Adding to the steps above, co-panellist and Financial Planning Association General Manager, Policy and Government Relations, Dante De Gori, said advisers could also take the opportunity to review the type of arrangement they had with their clients.

… you need to make the decision before 1 July 2013 as to which clients you will have an ongoing fee relationship with

“One of those steps could actually be (to determine) whether you want to have an ongoing service arrangement with those clients. Do they have to be in a fee arrangement that is greater than 12 months? Or do you want them to be on a transactional arrangement where they come and see you when they need advice.
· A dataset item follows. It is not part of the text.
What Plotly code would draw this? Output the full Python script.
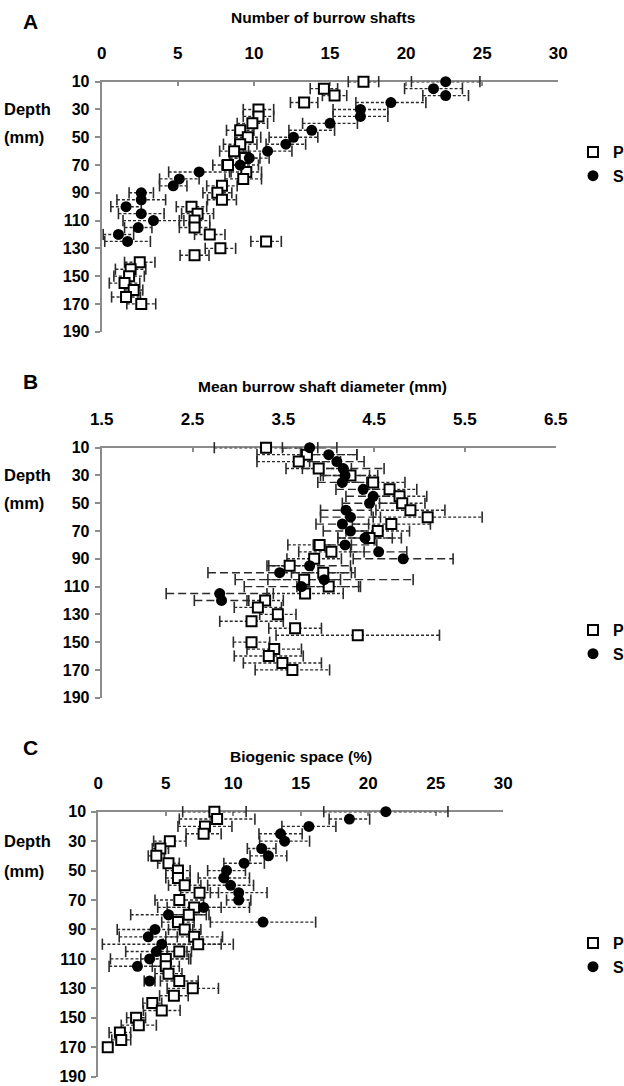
import plotly.graph_objects as go

# ---------------- data ----------------
depth_P = [10, 15, 20, 25, 30, 35, 40, 45, 50, 55, 60, 65, 70, 75, 80, 85, 90,
           95, 100, 105, 110, 115, 120, 125, 130, 135, 140, 145, 150, 155, 160, 165, 170]
depth_S_A = [10, 15, 20, 25, 30, 35, 40, 45, 50, 55, 60, 65, 70, 75, 80, 85, 90,
             95, 100, 105, 110, 115, 120, 125]
depth_S_B = [10, 15, 20, 25, 30, 35, 40, 45, 50, 55, 60, 65, 70, 75, 80, 85, 90,
             95, 100, 105, 110, 115, 120]
depth_S_C = [10, 15, 20, 25, 30, 35, 40, 45, 50, 55, 60, 65, 70, 75, 80, 85, 90,
             95, 100, 105, 110, 115, 125]

# A: Number of burrow shafts
A_P = [17.2, 14.6, 15.3, 13.3, 10.3, 10.3, 9.9, 9.1, 9.6, 9.1, 8.7, 9.4, 8.3, 9.5, 9.3, 7.9, 7.6,
       7.9, 5.9, 6.3, 6.1, 6.1, 7.1, 10.8, 7.8, 6.1, 2.5, 1.9, 1.8, 1.5, 2.1, 1.6, 2.6]
A_P_err = [1.0, 0.9, 0.8, 0.9, 1.0, 1.0, 1.0, 0.9, 0.85, 1.1, 0.95, 1.0, 1.0, 1.0, 1.2, 1.0, 0.95,
           0.95, 1.0, 1.05, 1.0, 1.0, 1.0, 1.0, 1.0, 0.95, 1.0, 1.0, 1.0, 1.0, 0.6, 0.95, 0.95]
A_S = [22.6, 21.8, 22.6, 19.0, 17.0, 17.0, 15.0, 13.8, 12.6, 12.1, 10.9, 9.7, 9.1, 6.4, 5.1, 4.7,
       2.6, 2.6, 1.6, 2.6, 3.4, 2.4, 1.1, 1.7]
A_S_err = [2.25, 1.9, 1.5, 2.3, 1.8, 1.8, 1.8, 1.5, 1.6, 1.3, 1.6, 1.3, 1.2, 2.0, 1.3, 0.9,
           0.8, 1.6, 1.0, 1.5, 2.0, 0.9, 1.0, 1.5]

# B: Mean burrow shaft diameter (mm)
B_P = [3.31, 3.76, 3.67, 3.89, 4.24, 4.49, 4.67, 4.78, 4.81, 4.90, 5.09, 4.69, 4.54, 4.45, 3.90,
       4.03, 3.84, 3.57, 3.94, 3.73, 4.00, 3.74, 3.30, 3.22, 3.44, 3.15, 3.63, 4.32, 3.15, 3.40,
       3.34, 3.49, 3.60]
B_P_err = [0.57, 0.55, 0.46, 0.36, 0.3, 0.35, 0.3, 0.3, 0.25, 0.38, 0.6, 0.43, 0.35, 0.35, 0.35,
           0.36, 0.3, 0.25, 0.35, 0.4, 0.35, 0.42, 0.2, 0.26, 0.2, 0.35, 0.29, 0.9, 0.2, 0.3,
           0.38, 0.43, 0.41]
B_S = [3.79, 4.00, 4.09, 4.16, 4.18, 4.15, 4.38, 4.49, 4.45, 4.19, 4.24, 4.15, 4.24, 4.40, 4.18,
       4.55, 4.82, 3.79, 3.46, 3.95, 3.70, 2.80, 2.82]
B_S_err = [0.3, 0.31, 0.3, 0.45, 0.27, 0.27, 0.3, 0.3, 0.3, 0.28, 0.33, 0.29, 0.3, 0.3, 0.35,
           0.31, 0.55, 0.45, 0.79, 0.98, 0.63, 0.59, 0.3]

# C: Biogenic space (%)
C_P = [8.6, 8.8, 7.9, 7.8, 5.3, 4.6, 4.3, 5.2, 5.9, 5.9, 6.4, 7.5, 6.0, 7.1, 6.7, 5.9, 6.4,
       7.1, 7.4, 6.0, 5.0, 5.0, 5.2, 6.0, 7.0, 5.6, 4.0, 4.7, 2.8, 3.0, 1.6, 1.7, 0.7]
C_P_err = [2.35, 2.8, 2.0, 1.3, 1.2, 0.6, 0.6, 0.8, 0.9, 0.9, 1.2, 1.4, 1.8, 2.0, 1.5, 1.2, 1.2,
           2.1, 2.6, 0.9, 1.85, 1.0, 1.0, 1.4, 1.9, 1.06, 0.7, 1.36, 0.7, 1.3, 0.8, 0.7, 0.3]
C_S = [21.3, 18.6, 15.6, 13.5, 13.8, 12.1, 12.6, 10.8, 9.5, 9.3, 9.8, 10.4, 10.4, 7.8, 5.2,
       12.2, 4.2, 3.7, 4.7, 4.3, 3.8, 2.9, 3.8]
C_S_err = [4.6, 1.5, 2.0, 1.6, 1.85, 1.06, 1.36, 1.5, 1.4, 1.9, 1.7, 2.1, 0.9, 3.4, 2.8,
           3.9, 2.8, 2.15, 4.4, 2.27, 2.9, 2.1, 0.4]

titles = ["Number of burrow shafts", "Mean burrow shaft diameter (mm)", "Biogenic space (%)"]
letters = ["A", "B", "C"]
x_ticks = [[0, 5, 10, 15, 20, 25, 30],
           [1.5, 2.5, 3.5, 4.5, 5.5, 6.5],
           [0, 5, 10, 15, 20, 25, 30]]
y_ticks = [10, 30, 50, 70, 90, 110, 130, 150, 170, 190]

# ---------------- layout geometry (px) ----------------
W, H = 624, 1086
panel_px = [  # left, right, top, bottom
    (101.7, 558.3, 81.7, 331.7),
    (101.7, 555.7, 447.7, 697.7),
    (98.3, 503.3, 811.7, 1076.7),
]
title_x_px = [323, 322, 301]
title_y_px = [18, 386, 756]
letter_y_px = [21, 381, 747]
legend_y_px = [164, 642, 955]

FONT = "Liberation Sans, Arial, sans-serif"
AX_COL = "#8c8c8c"
ERR_COL = "#2a2a2a"
DOT = "3px,2px"
LONG = "8px,4px"

fig = go.Figure()

panels = [
    (depth_P, A_P, A_P_err, depth_S_A, A_S, A_S_err, DOT),
    (depth_P, B_P, B_P_err, depth_S_B, B_S, B_S_err, LONG),
    (depth_P, C_P, C_P_err, depth_S_C, C_S, C_S_err, DOT),
]


def add_err(depth, vals, errs, dash, xa, ya):
    xs, ys = [], []
    for d, v, e in zip(depth, vals, errs):
        xs += [v - e, v + e, None]
        ys += [d, d, None]
    fig.add_trace(go.Scatter(x=xs, y=ys, mode="lines", xaxis=xa, yaxis=ya,
                             line=dict(color=ERR_COL, width=1.4, dash=dash),
                             showlegend=False, hoverinfo="skip", cliponaxis=False))
    cx = [v - e for v, e in zip(vals, errs)] + [v + e for v, e in zip(vals, errs)]
    cy = list(depth) + list(depth)
    fig.add_trace(go.Scatter(x=cx, y=cy, mode="markers", xaxis=xa, yaxis=ya,
                             marker=dict(symbol="line-ns", size=8,
                                         line=dict(color=ERR_COL, width=1.6)),
                             showlegend=False, hoverinfo="skip", cliponaxis=False))


for i, (dP, vP, eP, dS, vS, eS, sdash) in enumerate(panels):
    n = "" if i == 0 else str(i + 1)
    xa, ya = "x" + n, "y" + n
    leg = "legend" + n
    add_err(dP, vP, eP, DOT, xa, ya)
    add_err(dS, vS, eS, sdash, xa, ya)
    fig.add_trace(go.Scatter(x=vP, y=dP, mode="markers", name="P", xaxis=xa, yaxis=ya,
                             legend=leg, cliponaxis=False,
                             marker=dict(symbol="square", size=10, color="white",
                                         line=dict(color="black", width=2))))
    fig.add_trace(go.Scatter(x=vS, y=dS, mode="markers", name="S", xaxis=xa, yaxis=ya,
                             legend=leg, cliponaxis=False,
                             marker=dict(symbol="circle", size=11, color="black",
                                         line=dict(color="black", width=0))))

    l, r, t, b = panel_px[i]
    xdom = [l / W, r / W]
    ydom = [1 - b / H, 1 - t / H]
    xt = x_ticks[i]
    fig.update_layout({
        ("xaxis" + n): dict(
            domain=xdom, range=[xt[0], xt[-1]], anchor=ya, side="top",
            tickvals=xt, ticktext=[("%g" % v) for v in xt], automargin=False,
            ticks="inside", ticklen=4, tickwidth=1.5, tickcolor=AX_COL,
            showline=True, linecolor=AX_COL, linewidth=2, mirror=False,
            showgrid=False, zeroline=False, layer="below traces",
            tickfont=dict(family=FONT, size=17, color="black", weight="bold"),
            ticklabelstandoff=14,
        ),
        ("yaxis" + n): dict(
            domain=ydom, range=[190, 10], anchor=xa, automargin=False,
            tickvals=y_ticks, ticks="outside", ticklen=5, tickwidth=1.5,
            tickcolor=AX_COL, showline=True, linecolor=AX_COL, linewidth=2,
            showgrid=False, zeroline=False, layer="below traces",
            tickfont=dict(family=FONT, size=16, color="black", weight="bold"),
            ticklabelstandoff=2,
        ),
        leg: dict(
            x=573 / W, xanchor="left", y=1 - legend_y_px[i] / H, yanchor="middle",
            bgcolor="rgba(0,0,0,0)", borderwidth=0, itemwidth=30,
            font=dict(family=FONT, size=16, color="black", weight="bold"),
            tracegroupgap=0, itemclick=False,
        ),
    })

    # panel title, letter, depth label
    fig.add_annotation(text=titles[i], xref="paper", yref="paper",
                       x=title_x_px[i] / W, y=1 - title_y_px[i] / H,
                       xanchor="center", yanchor="middle", showarrow=False,
                       font=dict(family=FONT, size=15.5, color="black", weight="bold"))
    fig.add_annotation(text=letters[i], xref="paper", yref="paper",
                       x=30 / W, y=1 - letter_y_px[i] / H,
                       xanchor="center", yanchor="middle", showarrow=False,
                       font=dict(family=FONT, size=21, color="black", weight="bold"))
    fig.add_annotation(text="Depth", xref="paper", yref=ya, x=2 / W, y=30,
                       xanchor="left", yanchor="middle", showarrow=False,
                       font=dict(family=FONT, size=16.5, color="black", weight="bold"))
    fig.add_annotation(text="(mm)", xref="paper", yref=ya, x=2 / W, y=50,
                       xanchor="left", yanchor="middle", showarrow=False,
                       font=dict(family=FONT, size=16.5, color="black", weight="bold"))

fig.update_layout(width=W, height=H, margin=dict(l=0, r=0, t=0, b=0, autoexpand=False),
                  paper_bgcolor="white", plot_bgcolor="white", showlegend=True)

fig.write_html("out.html")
You have many options, however you need to make the decision before 1 July 2013 as to which clients you will have an ongoing fee relationship with,” he explained.

Advisers who are receiving commissions for life insurance products (or trail commissions on existing products) are not required to provide their existing clients with an FDS, unless the client has given their clear consent or direction for commissions to be paid. However, when discussing this issue during the session, ASIC representative, Nick Coates, suggested that if commission had been dialled up or expressly agreed with the client, then it would need to be disclosed. Riskinfo is seeking further clarification from ASIC in relation to this issue.



3 COMMENTS

  1. It seems that ASIC havent really thought through the details of this – what on earth does that last paragraph mean? Risk comms need to be disclosed if the client has agreed to them??? Arent they aware that clients receive full disclosure of our fees (including risk). Seriously its policy on the run and poorly thought through – I am sure it will be badly executed and licensees all over the place will make life very difficult for AR’s as they will not want a mistake to be made. Compliance is going to be a nightmare – unless some common sense, clear guidelines are given.
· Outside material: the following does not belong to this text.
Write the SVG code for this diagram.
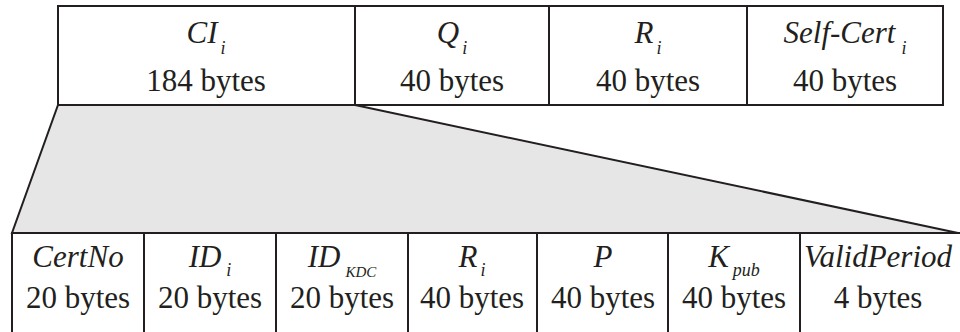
<svg xmlns="http://www.w3.org/2000/svg" width="960" height="332" viewBox="0 0 960 332">
  <style>
    .box { fill: #ffffff; stroke: #231f20; stroke-width: 2; }
    .div { stroke: #231f20; stroke-width: 2; }
    .zoom { fill: #e6e6e6; stroke: #231f20; stroke-width: 2; stroke-linejoin: miter; }
    .lbl { font-style: italic; font-size: 31px; fill: #231f20; text-anchor: middle; }
    .sub { font-size: 18px; }
    .sc { font-size: 15px; }
    .size { font-size: 31px; fill: #231f20; text-anchor: middle; }
  </style>

  <!-- expansion wedge from CI_i down to its fields -->
  <g id="connectors">
    <polygon class="zoom" points="58,105 355,105 958,233 12,233"/>
  </g>

  <g font-family="'Liberation Serif', 'Times New Roman', Times, 'DejaVu Serif', serif">
    <!-- certificate: top row -->
    <g id="cert">
      <rect class="box" x="58" y="6" width="885" height="99"/>
      <g id="ci">
        <line class="div" x1="355" y1="6" x2="355" y2="105"/>
        <text class="lbl" x="206" y="43">CI<tspan class="sub" dx="3" dy="11">i</tspan></text>
        <text class="size" x="206" y="91">184 bytes</text>
      </g>
      <g id="qi">
        <line class="div" x1="549" y1="6" x2="549" y2="105"/>
        <text class="lbl" x="452" y="43">Q<tspan class="sub" dx="3" dy="11">i</tspan></text>
        <text class="size" x="452" y="91">40 bytes</text>
      </g>
      <g id="ri-top">
        <line class="div" x1="747" y1="6" x2="747" y2="105"/>
        <text class="lbl" x="648" y="43">R<tspan class="sub" dx="3" dy="11">i</tspan></text>
        <text class="size" x="648" y="91">40 bytes</text>
      </g>
      <g id="selfcert">
        <text class="lbl" x="845" y="43">Self-Cert<tspan class="sub" dx="6" dy="11">i</tspan></text>
        <text class="size" x="845" y="91">40 bytes</text>
      </g>
    </g>

    <!-- CI_i fields: bottom row -->
    <g id="fields">
      <rect class="box" x="12" y="233" width="960" height="120"/>
      <g id="certno">
        <text class="lbl" x="78" y="267">CertNo</text>
        <text class="size" x="78" y="308">20 bytes</text>
      </g>
      <g id="idi">
        <line class="div" x1="144" y1="233" x2="144" y2="340"/>
        <text class="lbl" x="210" y="267">ID<tspan class="sub" dx="5" dy="9">i</tspan></text>
        <text class="size" x="210" y="308">20 bytes</text>
      </g>
      <g id="idkdc">
        <line class="div" x1="276" y1="233" x2="276" y2="340"/>
        <text class="lbl" x="342" y="267">ID<tspan class="sc" dx="5" dy="10">KDC</tspan></text>
        <text class="size" x="342" y="308">20 bytes</text>
      </g>
      <g id="ri">
        <line class="div" x1="408" y1="233" x2="408" y2="340"/>
        <text class="lbl" x="472" y="267">R<tspan class="sub" dx="3" dy="9">i</tspan></text>
        <text class="size" x="472" y="308">40 bytes</text>
      </g>
      <g id="p">
        <line class="div" x1="537" y1="233" x2="537" y2="340"/>
        <text class="lbl" x="603" y="267">P</text>
        <text class="size" x="603" y="308">40 bytes</text>
      </g>
      <g id="kpub">
        <line class="div" x1="668" y1="233" x2="668" y2="340"/>
        <text class="lbl" x="734" y="267">K<tspan class="sub" dx="4" dy="9">pub</tspan></text>
        <text class="size" x="734" y="308">40 bytes</text>
      </g>
      <g id="validperiod">
        <line class="div" x1="800" y1="233" x2="800" y2="340"/>
        <text class="lbl" x="878" y="267">ValidPeriod</text>
        <text class="size" x="878" y="308">4 bytes</text>
      </g>
    </g>
  </g>
</svg>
  2. No wonder we are still scratching our heads over FOFA. The last paragraph above was head scratching stuff. Nowhere has insurance commissions been referred to when taking about the issuing of an FDS. The last statement says an FDS must be issued if the client has given clear consent or direction for commission to be paid. Well they do that in the SOA. And further the comment says if commission had been dialled up or expressly agreed an FDS has to be issued. Say what! How hard do the regulators want to make our lives. Even you guys who try to interpret this utter rubbish further confuse all and sundry.

  3. riskinfo here…

    In relation to the comments above, we thought some additional information may be useful.
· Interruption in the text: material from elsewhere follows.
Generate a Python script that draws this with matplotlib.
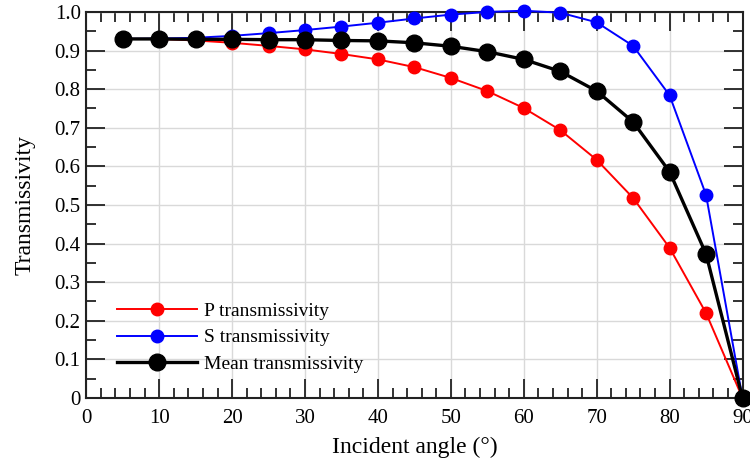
import numpy as np
import matplotlib.pyplot as plt
from matplotlib.ticker import MultipleLocator

plt.rcParams['font.family'] = ['Liberation Serif', 'DejaVu Serif']

# Dados
angle = [5, 10, 15, 20, 25, 30, 35, 40, 45, 50, 55, 60, 65, 70, 75, 80, 85, 90]
p_trans = [0.930, 0.930, 0.926, 0.920, 0.912, 0.903, 0.891, 0.877, 0.857, 0.829,
           0.795, 0.751, 0.694, 0.617, 0.518, 0.389, 0.220, 0.0]
s_trans = [0.930, 0.931, 0.933, 0.938, 0.945, 0.953, 0.962, 0.972, 0.983, 0.993,
           1.000, 1.003, 0.998, 0.973, 0.912, 0.784, 0.526, 0.0]
mean_trans = [0.930, 0.930, 0.929, 0.929, 0.928, 0.928, 0.926, 0.925, 0.920, 0.911,
              0.897, 0.877, 0.846, 0.795, 0.715, 0.586, 0.373, 0.0]

fig, ax = plt.subplots(figsize=(7.5, 4.58), dpi=100)
fig.subplots_adjust(left=0.115, right=0.99, top=0.974, bottom=0.131)

ax.plot(angle, p_trans, 'o-', color='red', lw=1.4, ms=9, label='P transmissivity', clip_on=False, zorder=3)
ax.plot(angle, s_trans, 'o-', color='blue', lw=1.4, ms=9, label='S transmissivity', clip_on=False, zorder=3)
ax.plot(angle, mean_trans, 'o-', color='black', lw=2.4, ms=12, label='Mean transmissivity', clip_on=False, zorder=4)

ax.set_xlim(0, 90)
ax.set_ylim(0, 1.0)
ax.xaxis.set_major_locator(MultipleLocator(10))
ax.xaxis.set_minor_locator(MultipleLocator(2))
ax.yaxis.set_major_locator(MultipleLocator(0.1))
ax.yaxis.set_minor_locator(MultipleLocator(0.05))
ax.yaxis.set_major_formatter(plt.FuncFormatter(lambda v, p: '0' if v == 0 else f'{v:.1f}'))

ax.tick_params(which='both', direction='in', top=True, right=True, labelsize=15, width=1.3, color='#222222')
ax.tick_params(which='major', length=14)
ax.tick_params(which='minor', length=7)
ax.tick_params(axis='y', which='major', pad=4)
ax.tick_params(axis='x', which='major', pad=8)
for s in ax.spines.values():
    s.set_linewidth(1.5)
    s.set_color('#222222')

ax.grid(True, which='major', color='#d9d9d9', lw=1)
ax.set_axisbelow(True)

ax.set_xlabel('Incident angle (°)', fontsize=17, labelpad=6)
ax.set_ylabel('Transmissivity', fontsize=17, labelpad=14)
ax.legend(loc='lower left', bbox_to_anchor=(0.02, 0.02), frameon=False, fontsize=14,
          handlelength=4.1, handletextpad=0.4, labelspacing=0.45)

plt.savefig('out.png')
    ASIC’s Regulatory Guide 245 on fee disclosure states that commissions for life insurance are not conflicted remuneration. The guide goes on to say:

    ‘We therefore consider that commissions generally do not need to be disclosed in the FDS, on the basis that they are paid under a commercial arrangement between a product issuer or platform operator and an AFS licensee or a representative.

    ‘However, fee recipients should consider whether any commissions were entered into with the clear consent of or at the direction of the client and therefore need to be disclosed. We would not generally consider that a commission was entered into with the clear consent of or at the direction of the client merely because it has been disclosed in the SOA.’

    The above statements have prompted some questions from industry stakeholders about what ‘clear consent’ means. Subsequent comments made at the Sydney ASIC FoFA Roadshow raised further questions, so riskinfo has approached ASIC directly for clarification. We hope to update our readers soon.